══ Given material ══

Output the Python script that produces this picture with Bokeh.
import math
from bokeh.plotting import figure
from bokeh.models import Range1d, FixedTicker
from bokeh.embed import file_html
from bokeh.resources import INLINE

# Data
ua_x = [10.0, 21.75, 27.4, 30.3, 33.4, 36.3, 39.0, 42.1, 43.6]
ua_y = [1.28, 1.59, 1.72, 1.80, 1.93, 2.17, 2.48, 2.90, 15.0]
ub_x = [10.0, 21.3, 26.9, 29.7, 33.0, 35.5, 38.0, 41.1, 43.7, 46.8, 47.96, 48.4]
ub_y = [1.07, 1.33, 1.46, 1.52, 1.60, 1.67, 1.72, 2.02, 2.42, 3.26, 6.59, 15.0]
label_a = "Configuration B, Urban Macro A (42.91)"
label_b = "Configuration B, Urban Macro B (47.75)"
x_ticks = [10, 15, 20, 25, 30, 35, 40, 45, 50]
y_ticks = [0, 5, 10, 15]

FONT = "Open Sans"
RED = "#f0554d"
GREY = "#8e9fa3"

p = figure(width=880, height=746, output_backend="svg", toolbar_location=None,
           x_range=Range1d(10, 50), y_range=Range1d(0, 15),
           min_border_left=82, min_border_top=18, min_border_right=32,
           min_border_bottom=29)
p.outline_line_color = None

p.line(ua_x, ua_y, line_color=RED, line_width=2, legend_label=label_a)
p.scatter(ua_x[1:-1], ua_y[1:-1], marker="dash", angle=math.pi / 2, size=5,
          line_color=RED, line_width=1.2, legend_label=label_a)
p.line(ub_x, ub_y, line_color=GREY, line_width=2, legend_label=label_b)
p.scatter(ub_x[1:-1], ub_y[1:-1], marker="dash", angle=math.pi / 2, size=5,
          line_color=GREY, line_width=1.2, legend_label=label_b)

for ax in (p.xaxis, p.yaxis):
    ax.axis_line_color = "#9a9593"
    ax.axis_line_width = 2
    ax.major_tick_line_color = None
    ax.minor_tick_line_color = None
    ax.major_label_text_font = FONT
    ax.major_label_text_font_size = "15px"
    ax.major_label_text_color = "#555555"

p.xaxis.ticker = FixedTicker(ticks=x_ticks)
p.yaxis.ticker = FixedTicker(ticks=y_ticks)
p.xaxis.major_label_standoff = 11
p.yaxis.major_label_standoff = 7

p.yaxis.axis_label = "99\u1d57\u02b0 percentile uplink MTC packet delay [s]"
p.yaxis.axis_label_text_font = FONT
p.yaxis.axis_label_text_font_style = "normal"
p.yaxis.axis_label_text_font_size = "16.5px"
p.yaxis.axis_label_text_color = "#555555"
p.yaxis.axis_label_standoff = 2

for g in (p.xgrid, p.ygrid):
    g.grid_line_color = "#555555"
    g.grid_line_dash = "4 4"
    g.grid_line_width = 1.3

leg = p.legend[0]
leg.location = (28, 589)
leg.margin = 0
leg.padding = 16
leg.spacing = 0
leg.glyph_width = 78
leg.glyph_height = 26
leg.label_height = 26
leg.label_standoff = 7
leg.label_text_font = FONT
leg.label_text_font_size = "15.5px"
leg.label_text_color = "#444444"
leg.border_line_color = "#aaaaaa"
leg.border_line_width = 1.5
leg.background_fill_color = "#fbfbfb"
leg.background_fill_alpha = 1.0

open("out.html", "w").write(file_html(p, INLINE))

═══

» Your instructions
Write out, exactly and with nothing else, the lines of the listing above from its first line through the line with "p.yaxis.major_label_standoff = 7".

» The response
Output the Python script that produces this picture with Bokeh.
import math
from bokeh.plotting import figure
from bokeh.models import Range1d, FixedTicker
from bokeh.embed import file_html
from bokeh.resources import INLINE

# Data
ua_x = [10.0, 21.75, 27.4, 30.3, 33.4, 36.3, 39.0, 42.1, 43.6]
ua_y = [1.28, 1.59, 1.72, 1.80, 1.93, 2.17, 2.48, 2.90, 15.0]
ub_x = [10.0, 21.3, 26.9, 29.7, 33.0, 35.5, 38.0, 41.1, 43.7, 46.8, 47.96, 48.4]
ub_y = [1.07, 1.33, 1.46, 1.52, 1.60, 1.67, 1.72, 2.02, 2.42, 3.26, 6.59, 15.0]
label_a = "Configuration B, Urban Macro A (42.91)"
label_b = "Configuration B, Urban Macro B (47.75)"
x_ticks = [10, 15, 20, 25, 30, 35, 40, 45, 50]
y_ticks = [0, 5, 10, 15]

FONT = "Open Sans"
RED = "#f0554d"
GREY = "#8e9fa3"

p = figure(width=880, height=746, output_backend="svg", toolbar_location=None,
           x_range=Range1d(10, 50), y_range=Range1d(0, 15),
           min_border_left=82, min_border_top=18, min_border_right=32,
           min_border_bottom=29)
p.outline_line_color = None

p.line(ua_x, ua_y, line_color=RED, line_width=2, legend_label=label_a)
p.scatter(ua_x[1:-1], ua_y[1:-1], marker="dash", angle=math.pi / 2, size=5,
          line_color=RED, line_width=1.2, legend_label=label_a)
p.line(ub_x, ub_y, line_color=GREY, line_width=2, legend_label=label_b)
p.scatter(ub_x[1:-1], ub_y[1:-1], marker="dash", angle=math.pi / 2, size=5,
          line_color=GREY, line_width=1.2, legend_label=label_b)

for ax in (p.xaxis, p.yaxis):
    ax.axis_line_color = "#9a9593"
    ax.axis_line_width = 2
    ax.major_tick_line_color = None
    ax.minor_tick_line_color = None
    ax.major_label_text_font = FONT
    ax.major_label_text_font_size = "15px"
    ax.major_label_text_color = "#555555"

p.xaxis.ticker = FixedTicker(ticks=x_ticks)
p.yaxis.ticker = FixedTicker(ticks=y_ticks)
p.xaxis.major_label_standoff = 11
p.yaxis.major_label_standoff = 7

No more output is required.